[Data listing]
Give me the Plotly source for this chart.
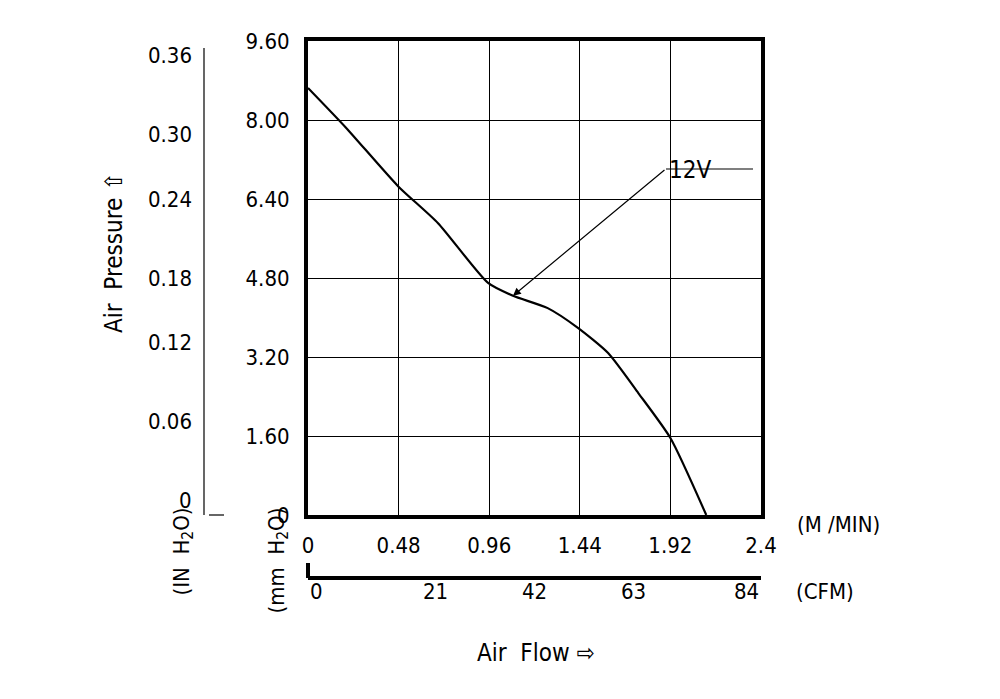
import plotly.graph_objects as go

flow_mmin = [0, 0.20, 0.477, 0.689, 0.954, 1.086, 1.27, 1.43, 1.59, 1.75, 1.92, 2.11]
pressure_mm = [8.65, 7.85, 6.66, 5.91, 4.70, 4.44, 4.19, 3.79, 3.28, 2.47, 1.56, 0]
x_ticks = [0, 0.48, 0.96, 1.44, 1.92, 2.4]
x_ticklabels = ["0", "0.48", "0.96", "1.44", "1.92", "2.4"]
y_ticks = [0, 1.6, 3.2, 4.8, 6.4, 8.0, 9.6]
y_ticklabels = ["0", "1.60", "3.20", "4.80", "6.40", "8.00", "9.60"]
cfm_labels = ["0", "21", "42", "63", "84"]
inh2o_labels = ["0", "0.06", "0.12", "0.18", "0.24", "0.30", "0.36"]

FONT = "Liberation Sans Narrow, DejaVu Sans Condensed, sans-serif"
L, R, T, B = 300, 753, 33, 507
def px(x): return (x - L) / (R - L)
def py(y): return (B - y) / (B - T)

fig = go.Figure()
fig.add_trace(go.Scatter(x=flow_mmin, y=pressure_mm, mode="lines",
                         line=dict(color="black", width=2.2, shape="spline", smoothing=0.6),
                         showlegend=False, hoverinfo="skip"))

ann = []
shapes = []
ann.append(dict(x=px(705), y=py(146), xref="paper", yref="paper", text="12V", showarrow=False,
                font=dict(size=24, family=FONT, color="black")))
shapes.append(dict(type="line", xref="paper", yref="paper", x0=px(658), y0=py(161), x1=px(745), y1=py(161),
                   line=dict(color="black", width=1.2)))
ann.append(dict(x=1.086, y=4.44, ax=153, ay=-127, xref="x", yref="y", axref="pixel", ayref="pixel",
                showarrow=True, arrowhead=2, arrowsize=1.3, arrowwidth=1.2, arrowcolor="black", text=""))
ann.append(dict(x=px(787), y=py(531), xref="paper", yref="paper", text="(M /MIN)", showarrow=False,
                xanchor="left", font=dict(size=22, family=FONT, color="black")))
shapes.append(dict(type="line", xref="paper", yref="paper", x0=0, y0=py(570), x1=1, y1=py(570),
                   line=dict(color="black", width=4)))
shapes.append(dict(type="line", xref="paper", yref="paper", x0=0, y0=py(555), x1=0, y1=py(570),
                   line=dict(color="black", width=4)))
for i, t in enumerate(cfm_labels):
    ann.append(dict(x=i / (len(cfm_labels) - 1), y=py(598), xref="paper", yref="paper", text=t,
                    showarrow=False, font=dict(size=22, family=FONT, color="black")))
ann.append(dict(x=px(786), y=py(598), xref="paper", yref="paper", text="(CFM)", showarrow=False,
                xanchor="left", font=dict(size=22, family=FONT, color="black")))
shapes.append(dict(type="line", xref="paper", yref="paper", x0=px(196), y0=py(40), x1=px(196), y1=py(507),
                   line=dict(color="black", width=1.2)))
shapes.append(dict(type="line", xref="paper", yref="paper", x0=px(201), y0=py(507), x1=px(216), y1=py(507),
                   line=dict(color="black", width=1.2)))
for i, t in enumerate(inh2o_labels):
    ann.append(dict(x=px(186), y=i / (len(inh2o_labels) - 1), xref="paper", yref="paper", text=t,
                    showarrow=False, xanchor="right", font=dict(size=22, family=FONT, color="black")))
ann.append(dict(x=px(90), y=py(245), xref="paper", yref="paper", text="Air  Pressure ⇧", textangle=-90,
                showarrow=False, font=dict(size=24, family=FONT, color="black")))
ann.append(dict(x=px(528), y=py(661), xref="paper", yref="paper", text="Air  Flow ⇨",
                showarrow=False, font=dict(size=24, family=FONT, color="black")))
ann.append(dict(x=px(158), y=py(590), xref="paper", yref="paper", text="(IN  H<sub>2</sub>O)", textangle=-90,
                showarrow=False, font=dict(size=22, family=FONT, color="black")))
ann.append(dict(x=px(253), y=py(608), xref="paper", yref="paper", text="(mm  H<sub>2</sub>O)", textangle=-90,
                showarrow=False, font=dict(size=22, family=FONT, color="black")))

fig.update_layout(
    width=1000, height=699, paper_bgcolor="white", plot_bgcolor="white",
    margin=dict(l=L, r=1000 - R, t=T, b=699 - B),
    xaxis=dict(range=[0, 2.4], tickvals=x_ticks, ticktext=x_ticklabels, showgrid=True,
               gridcolor="black", gridwidth=1, showline=True, linecolor="black", linewidth=4,
               mirror=True, zeroline=False, ticks="", ticklabelstandoff=8,
               tickfont=dict(size=22, family=FONT, color="black")),
    yaxis=dict(range=[0, 9.6], tickvals=y_ticks, ticktext=y_ticklabels, showgrid=True,
               gridcolor="black", gridwidth=1, showline=True, linecolor="black", linewidth=4,
               mirror=True, zeroline=False, ticks="", ticklabelstandoff=10,
               tickfont=dict(size=22, family=FONT, color="black")),
    annotations=ann, shapes=shapes,
)
fig.write_html("out.html")
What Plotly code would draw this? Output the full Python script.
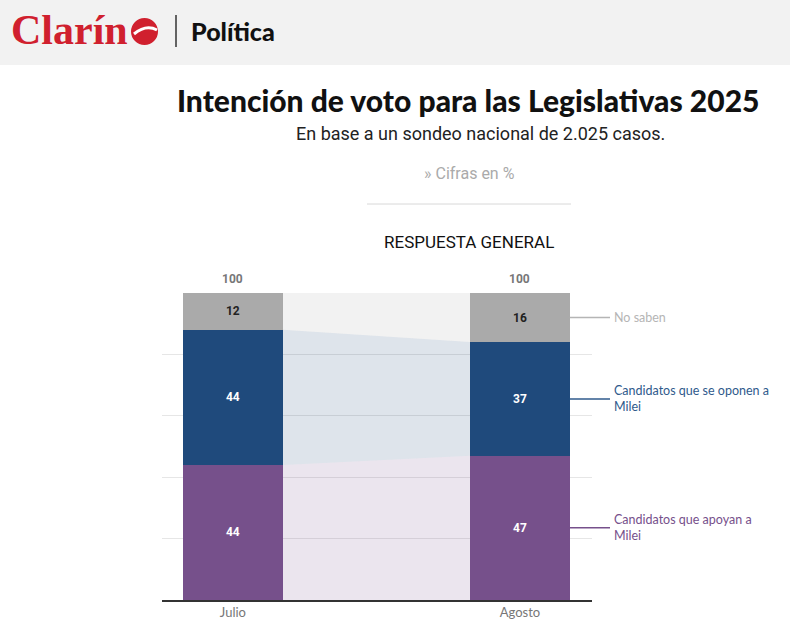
import plotly.graph_objects as go

# datos
meses = ["Julio", "Agosto"]
apoyan = [44, 47]
oponen = [44, 37]
no_saben = [12, 16]
totales = [100, 100]

serie_nombres = ["Candidatos que apoyan a<br>Milei", "Candidatos que se oponen a<br>Milei", "No saben"]
colores = ["#76508b", "#1f4a7c", "#aaaaaa"]
colores_banda = ["rgba(118,80,139,0.15)", "rgba(31,74,124,0.15)", "rgba(170,170,170,0.15)"]
colores_etiqueta = ["#76508b", "#2f5a8c", "#b5b5b5"]
colores_texto_barra = ["white", "white", "#222222"]

# geometria (pixeles del area de grafico)
L, R, T, B = 162, 592, 293, 600
ancho_barra = 0.348
x_rango = [-0.247, 1.251]


def px_x(p):
    return (p - L) / (R - L)


def px_y(p):
    return (B - p) / (B - T)


def data_a_paper(x):
    return (x - x_rango[0]) / (x_rango[1] - x_rango[0])


xs = list(range(len(meses)))
series = [apoyan, oponen, no_saben]

fig = go.Figure()

# bandas de conexion entre barras
base = [0] * len(meses)
for vals, col in zip(series, colores_banda):
    techo = [b + v for b, v in zip(base, vals)]
    x_izq = xs[0] + ancho_barra / 2
    x_der = xs[1] - ancho_barra / 2
    fig.add_trace(go.Scatter(
        x=[x_izq, x_der, x_der, x_izq, x_izq],
        y=[base[0], base[1], techo[1], techo[0], base[0]],
        fill="toself", fillcolor=col, mode="lines", line=dict(width=0),
        hoverinfo="skip", showlegend=False))
    base = techo

# barras apiladas
for vals, col, tcol, nombre in zip(series, colores, colores_texto_barra, serie_nombres):
    fig.add_trace(go.Bar(
        x=xs, y=vals, width=ancho_barra, marker=dict(color=col, line=dict(width=0)),
        text=[str(v) for v in vals], textposition="inside", insidetextanchor="middle",
        textangle=0, constraintext="none",
        textfont=dict(family="Roboto", size=12, color=tcol, weight="bold"),
        name=nombre, showlegend=False, hoverinfo="skip"))

fig.update_layout(
    barmode="stack",
    width=790, height=639,
    margin=dict(l=L, r=790 - R, t=T, b=639 - B),
    paper_bgcolor="white", plot_bgcolor="white",
    font=dict(family="Lato", color="#333"),
    xaxis=dict(range=x_rango, tickvals=xs, ticktext=meses, showgrid=False,
               showline=True, linecolor="#333", linewidth=1.5, zeroline=False,
               tickfont=dict(family="Lato", size=13, color="#777"), ticks=""),
    yaxis=dict(range=[0, 100], tickvals=[0, 20, 40, 60, 80, 100], showticklabels=False,
               gridcolor="#e6e6e6", gridwidth=1, zeroline=False, showline=False),
)

# totales arriba
for x, t in zip(xs, totales):
    fig.add_annotation(x=x, y=t, text=f"<b>{t}</b>", showarrow=False, yanchor="bottom",
                       yshift=5, font=dict(family="Roboto", size=12, color="#777"))

# etiquetas a la derecha con lineas guia
base = 0
x_fin_barra = data_a_paper(xs[-1] + ancho_barra / 2)
for vals, lcol, nombre in zip(series, colores_etiqueta, serie_nombres):
    centro = base + vals[-1] / 2
    fig.add_shape(type="line", xref="paper", yref="y", x0=x_fin_barra, x1=px_x(610),
                  y0=centro, y1=centro, line=dict(color=lcol, width=1.5))
    fig.add_annotation(xref="paper", yref="y", x=px_x(612), y=centro, text=nombre,
                       showarrow=False, xanchor="left", align="left",
                       font=dict(family="Lato", size=12.5, color=lcol))
    base += vals[-1]

# cabecera
fig.add_shape(type="rect", xref="paper", yref="paper", x0=px_x(0), x1=px_x(790),
              y0=px_y(65), y1=px_y(0), fillcolor="#f2f2f2", line=dict(width=0), layer="below")
fig.add_annotation(xref="paper", yref="paper", x=px_x(9), y=px_y(30), text="<b>Clarín</b>",
                   showarrow=False, xanchor="left", yanchor="middle",
                   font=dict(family="Liberation Serif", size=42, color="#d0202e"))
fig.add_shape(type="circle", xref="paper", yref="paper", x0=px_x(131), x1=px_x(158),
              y0=px_y(45), y1=px_y(18), fillcolor="#d0202e", line=dict(width=0))
fig.add_shape(type="path", xref="paper", yref="paper",
              path=f"M {px_x(134)},{px_y(34)} Q {px_x(146)},{px_y(24)} {px_x(157)},{px_y(30)}",
              line=dict(color="white", width=3))
fig.add_shape(type="line", xref="paper", yref="paper", x0=px_x(176), x1=px_x(176),
              y0=px_y(15), y1=px_y(47), line=dict(color="#333", width=1.5))
fig.add_annotation(xref="paper", yref="paper", x=px_x(189), y=px_y(31), text="Política",
                   showarrow=False, xanchor="left", yanchor="middle",
                   font=dict(family="Lato Black, Lato", size=25, color="#111", weight=900))

# titulos
fig.add_annotation(xref="paper", yref="paper", x=px_x(468), y=px_y(100),
                   text="Intención de voto para las Legislativas 2025", showarrow=False,
                   xanchor="center", yanchor="middle",
                   font=dict(family="Lato Black, Lato", size=30, color="#111", weight=900))
fig.add_annotation(xref="paper", yref="paper", x=px_x(480), y=px_y(133),
                   text="En base a un sondeo nacional de 2.025 casos.", showarrow=False,
                   xanchor="center", yanchor="middle",
                   font=dict(family="Roboto", size=18, color="#222"))
fig.add_annotation(xref="paper", yref="paper", x=px_x(469), y=px_y(173),
                   text="» Cifras en %", showarrow=False, xanchor="center", yanchor="middle",
                   font=dict(family="Roboto", size=16, color="#aaa"))
fig.add_shape(type="line", xref="paper", yref="paper", x0=px_x(367), x1=px_x(571),
              y0=px_y(204), y1=px_y(204), line=dict(color="#d8d8d8", width=1))
fig.add_annotation(xref="paper", yref="paper", x=px_x(469), y=px_y(242),
                   text="RESPUESTA GENERAL", showarrow=False, xanchor="center", yanchor="middle",
                   font=dict(family="Roboto", size=17, color="#111"))

# sin margen del body para que el grafico quede en 0,0
fig.write_html("out.html", config={"displayModeBar": False},
               post_script="document.body.style.margin='0';")
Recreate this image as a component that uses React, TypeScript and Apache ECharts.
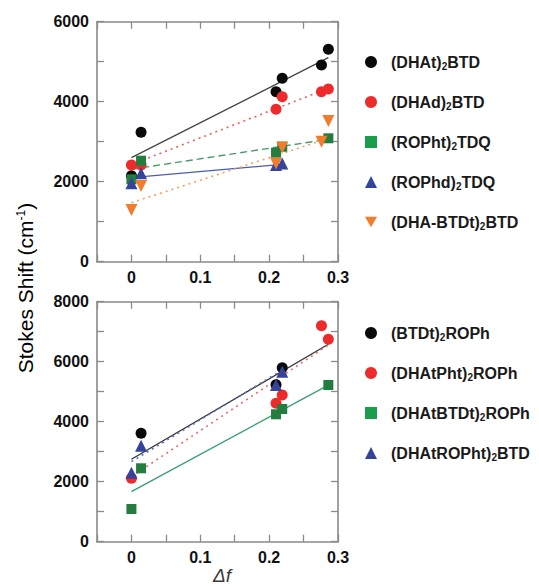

What you have to do: Only the lines from the one with "What Plotly code" through the one with "totales = [100, 100]" belong in your copy; retype them exactly and drop any pictures.

Worked solution:
What Plotly code would draw this? Output the full Python script.
import plotly.graph_objects as go

# datos
meses = ["Julio", "Agosto"]
apoyan = [44, 47]
oponen = [44, 37]
no_saben = [12, 16]
totales = [100, 100]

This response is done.